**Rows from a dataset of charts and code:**
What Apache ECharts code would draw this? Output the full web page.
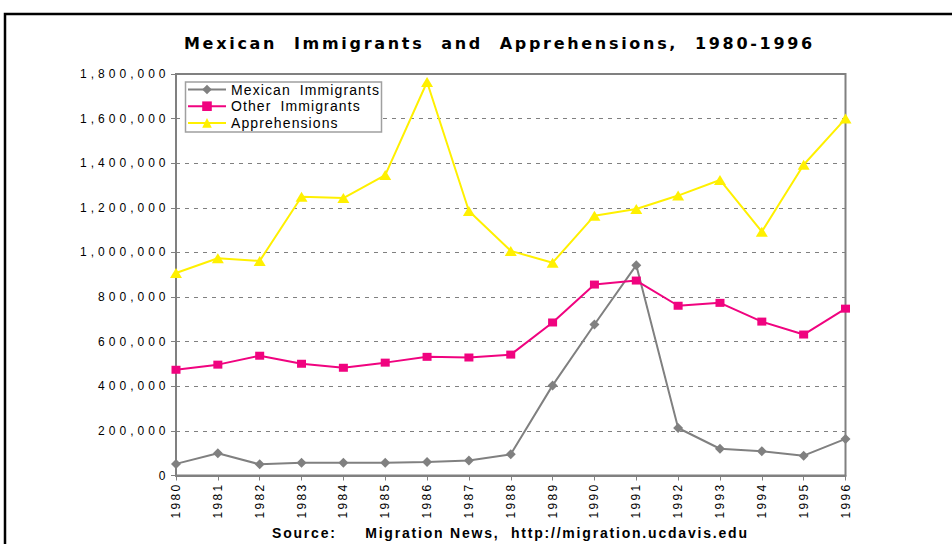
<!DOCTYPE html>
<html>
<head>
<meta charset="utf-8">
<script src="https://cdn.jsdelivr.net/npm/echarts@6/dist/echarts.min.js"></script>
<style>
html, body { margin: 0; padding: 0; background: #ffffff; }
#main { width: 952px; height: 544px; }
#main text { white-space: pre; }
/* y-axis labels */
#main text[style*="Arial, serif"] { letter-spacing: 4px; }
/* x-axis labels */
#main text[style*="cursive"] { letter-spacing: 2.3px; }
/* legend */
#main text[style*="Helvetica"] { letter-spacing: 1.1px; word-spacing: 4px; }
/* title */
#main text[style*="DejaVu"] { letter-spacing: 2.7px; word-spacing: 8.5px; }
/* source */
#main text[style*="monospace"] { letter-spacing: 1.8px; }
</style>
</head>
<body>
<div id="main"></div>
<script>
// ---- data ----
const years = ['1980','1981','1982','1983','1984','1985','1986','1987','1988','1989','1990','1991','1992','1993','1994','1995','1996'];
const mexicanImmigrants = [52000, 100000, 50000, 57000, 57000, 57000, 61000, 67000, 95000, 404000, 677000, 943000, 213000, 120000, 109000, 89000, 164000];
const otherImmigrants = [474000, 497000, 537000, 501000, 483000, 506000, 532000, 529000, 542000, 686000, 856000, 874000, 761000, 774000, 690000, 632000, 748000];
const apprehensions = [908000, 974000, 962000, 1250000, 1244000, 1347000, 1764000, 1186000, 1007000, 954000, 1165000, 1195000, 1255000, 1325000, 1093000, 1393000, 1600000];
const seriesNames = ['Mexican Immigrants', 'Other Immigrants', 'Apprehensions'];
const yMin = 0, yMax = 1800000, yStep = 200000;
const titleText = 'Mexican Immigrants and Apprehensions, 1980-1996';
const sourceText = 'Source:     Migration News,  http://migration.ucdavis.edu';

const chart = echarts.init(document.getElementById('main'), null, { renderer: 'svg' });

const option = {
  animation: false,
  backgroundColor: '#ffffff',
  title: [
    {
      text: titleText,
      left: 184, top: 35.5, padding: 0,
      textStyle: { fontFamily: "DejaVu Sans, sans-serif", fontSize: 16, fontWeight: 'bold', color: '#000' }
    },
    {
      text: sourceText,
      left: 272, top: 526, padding: 0,
      textStyle: { fontFamily: "Arial, monospace", fontSize: 14, fontWeight: 'bold', color: '#000' }
    }
  ],
  legend: {
    data: seriesNames,
    orient: 'vertical',
    left: 187, top: 82.5,
    padding: 0,
    itemWidth: 38, itemHeight: 12, itemGap: 2.7, itemTextGap: 5,
    selectedMode: false,
    textStyle: { fontFamily: "Arial, Helvetica, sans-serif", fontSize: 14, color: '#000' }
  },
  grid: {
    left: 176, right: 106.5, top: 74, bottom: 68.5,
    containLabel: false,
    outerBoundsMode: 'none',
    show: true, borderColor: '#808080', borderWidth: 2, backgroundColor: 'transparent'
  },
  xAxis: {
    type: 'category',
    data: years,
    boundaryGap: false,
    axisLine: { lineStyle: { color: '#808080', width: 2 } },
    axisTick: { show: true, alignWithLabel: true, length: 5, lineStyle: { color: '#808080', width: 1 } },
    axisLabel: { rotate: 90, interval: 0, margin: 7, fontSize: 12, color: '#000', fontFamily: "Arial, cursive" },
    splitLine: { show: false }
  },
  yAxis: {
    type: 'value',
    min: yMin, max: yMax, interval: yStep,
    axisLine: { show: true, lineStyle: { color: '#808080', width: 2 } },
    axisTick: { show: true, length: 5, lineStyle: { color: '#808080', width: 1 } },
    axisLabel: {
      margin: 6.5, fontSize: 12, color: '#000', fontFamily: "Arial, serif",
      formatter: v => v.toLocaleString('en-US')
    },
    splitLine: { show: true, lineStyle: { color: '#808080', width: 1, type: [4, 5] } }
  },
  graphic: [
    {
      type: 'rect', z: 3,
      shape: { x: 185.5, y: 82, width: 196, height: 50 },
      style: { fill: '#ffffff', stroke: '#a0a0a0', lineWidth: 1.5 }
    },
    {
      type: 'rect', z: 10,
      shape: { x: 5, y: 14, width: 1200, height: 800 },
      style: { fill: 'none', stroke: '#000000', lineWidth: 2.5 }
    }
  ],
  series: [
    {
      name: seriesNames[0], type: 'line', data: mexicanImmigrants,
      symbol: 'diamond', symbolSize: [10, 10], showSymbol: true,
      lineStyle: { color: '#808080', width: 2 },
      itemStyle: { color: '#808080' },
      emphasis: { disabled: true }, z: 4
    },
    {
      name: seriesNames[1], type: 'line', data: otherImmigrants,
      symbol: 'rect', symbolSize: [9, 8], showSymbol: true,
      lineStyle: { color: '#f0037f', width: 2 },
      itemStyle: { color: '#f0037f' },
      emphasis: { disabled: true }, z: 5
    },
    {
      name: seriesNames[2], type: 'line', data: apprehensions,
      symbol: 'triangle', symbolSize: [12, 10], showSymbol: true,
      lineStyle: { color: '#fff000', width: 2 },
      itemStyle: { color: '#fff000' },
      emphasis: { disabled: true }, z: 3
    }
  ]
};
chart.setOption(option);
</script>
</body>
</html>
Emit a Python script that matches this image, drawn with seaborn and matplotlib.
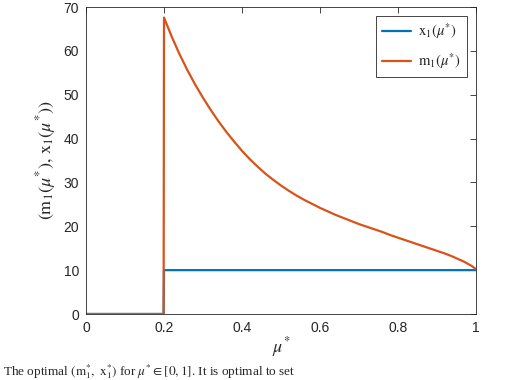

**STATED PROBLEM:**
Would you return the data exactly as written, without the pictures?

**FULL RESPONSE:**
What Apache ECharts code would draw this? Output the full web page.
<!DOCTYPE html>
<html>
<head>
<meta charset="utf-8">
<script src="https://cdn.jsdelivr.net/npm/echarts@6/dist/echarts.min.js"></script>
<style>
html, body { margin: 0; padding: 0; background: #ffffff; }
#main { width: 952px; height: 544px; }
#main text { white-space: pre; }
/* y-axis labels */
#main text[style*="Arial, serif"] { letter-spacing: 4px; }
/* x-axis labels */
#main text[style*="cursive"] { letter-spacing: 2.3px; }
/* legend */
#main text[style*="Helvetica"] { letter-spacing: 1.1px; word-spacing: 4px; }
/* title */
#main text[style*="DejaVu"] { letter-spacing: 2.7px; word-spacing: 8.5px; }
/* source */
#main text[style*="monospace"] { letter-spacing: 1.8px; }
</style>
</head>
<body>
<div id="main"></div>
<script>
// ---- data ----
const years = ['1980','1981','1982','1983','1984','1985','1986','1987','1988','1989','1990','1991','1992','1993','1994','1995','1996'];
const mexicanImmigrants = [52000, 100000, 50000, 57000, 57000, 57000, 61000, 67000, 95000, 404000, 677000, 943000, 213000, 120000, 109000, 89000, 164000];
const otherImmigrants = [474000, 497000, 537000, 501000, 483000, 506000, 532000, 529000, 542000, 686000, 856000, 874000, 761000, 774000, 690000, 632000, 748000];
const apprehensions = [908000, 974000, 962000, 1250000, 1244000, 1347000, 1764000, 1186000, 1007000, 954000, 1165000, 1195000, 1255000, 1325000, 1093000, 1393000, 1600000];
const seriesNames = ['Mexican Immigrants', 'Other Immigrants', 'Apprehensions'];
const yMin = 0, yMax = 1800000, yStep = 200000;
const titleText = 'Mexican Immigrants and Apprehensions, 1980-1996';
const sourceText = 'Source:     Migration News,  http://migration.ucdavis.edu';

const chart = echarts.init(document.getElementById('main'), null, { renderer: 'svg' });

const option = {
  animation: false,
  backgroundColor: '#ffffff',
  title: [
    {
      text: titleText,
      left: 184, top: 35.5, padding: 0,
      textStyle: { fontFamily: "DejaVu Sans, sans-serif", fontSize: 16, fontWeight: 'bold', color: '#000' }
    },
    {
      text: sourceText,
      left: 272, top: 526, padding: 0,
      textStyle: { fontFamily: "Arial, monospace", fontSize: 14, fontWeight: 'bold', color: '#000' }
    }
  ],
  legend: {
    data: seriesNames,
    orient: 'vertical',
    left: 187, top: 82.5,
    padding: 0,
    itemWidth: 38, itemHeight: 12, itemGap: 2.7, itemTextGap: 5,
    selectedMode: false,
    textStyle: { fontFamily: "Arial, Helvetica, sans-serif", fontSize: 14, color: '#000' }
  },
  grid: {
    left: 176, right: 106.5, top: 74, bottom: 68.5,
    containLabel: false,
    outerBoundsMode: 'none',
    show: true, borderColor: '#808080', borderWidth: 2, backgroundColor: 'transparent'
  },
  xAxis: {
    type: 'category',
    data: years,
    boundaryGap: false,
    axisLine: { lineStyle: { color: '#808080', width: 2 } },
    axisTick: { show: true, alignWithLabel: true, length: 5, lineStyle: { color: '#808080', width: 1 } },
    axisLabel: { rotate: 90, interval: 0, margin: 7, fontSize: 12, color: '#000', fontFamily: "Arial, cursive" },
    splitLine: { show: false }
  },
  yAxis: {
    type: 'value',
    min: yMin, max: yMax, interval: yStep,
    axisLine: { show: true, lineStyle: { color: '#808080', width: 2 } },
    axisTick: { show: true, length: 5, lineStyle: { color: '#808080', width: 1 } },
    axisLabel: {
      margin: 6.5, fontSize: 12, color: '#000', fontFamily: "Arial, serif",
      formatter: v => v.toLocaleString('en-US')
    },
    splitLine: { show: true, lineStyle: { color: '#808080', width: 1, type: [4, 5] } }
  },
  graphic: [
    {
      type: 'rect', z: 3,
      shape: { x: 185.5, y: 82, width: 196, height: 50 },
      style: { fill: '#ffffff', stroke: '#a0a0a0', lineWidth: 1.5 }
    },
    {
      type: 'rect', z: 10,
      shape: { x: 5, y: 14, width: 1200, height: 800 },
      style: { fill: 'none', stroke: '#000000', lineWidth: 2.5 }
    }
  ],
  series: [
    {
      name: seriesNames[0], type: 'line', data: mexicanImmigrants,
      symbol: 'diamond', symbolSize: [10, 10], showSymbol: true,
      lineStyle: { color: '#808080', width: 2 },
      itemStyle: { color: '#808080' },
      emphasis: { disabled: true }, z: 4
    },
    {
      name: seriesNames[1], type: 'line', data: otherImmigrants,
      symbol: 'rect', symbolSize: [9, 8], showSymbol: true,
      lineStyle: { color: '#f0037f', width: 2 },
      itemStyle: { color: '#f0037f' },
      emphasis: { disabled: true }, z: 5
    },
    {
      name: seriesNames[2], type: 'line', data: apprehensions,
      symbol: 'triangle', symbolSize: [12, 10], showSymbol: true,
      lineStyle: { color: '#fff000', width: 2 },
      itemStyle: { color: '#fff000' },
      emphasis: { disabled: true }, z: 3
    }
  ]
};
chart.setOption(option);
</script>
</body>
</html>
Emit a Python script that matches this image, drawn with seaborn and matplotlib.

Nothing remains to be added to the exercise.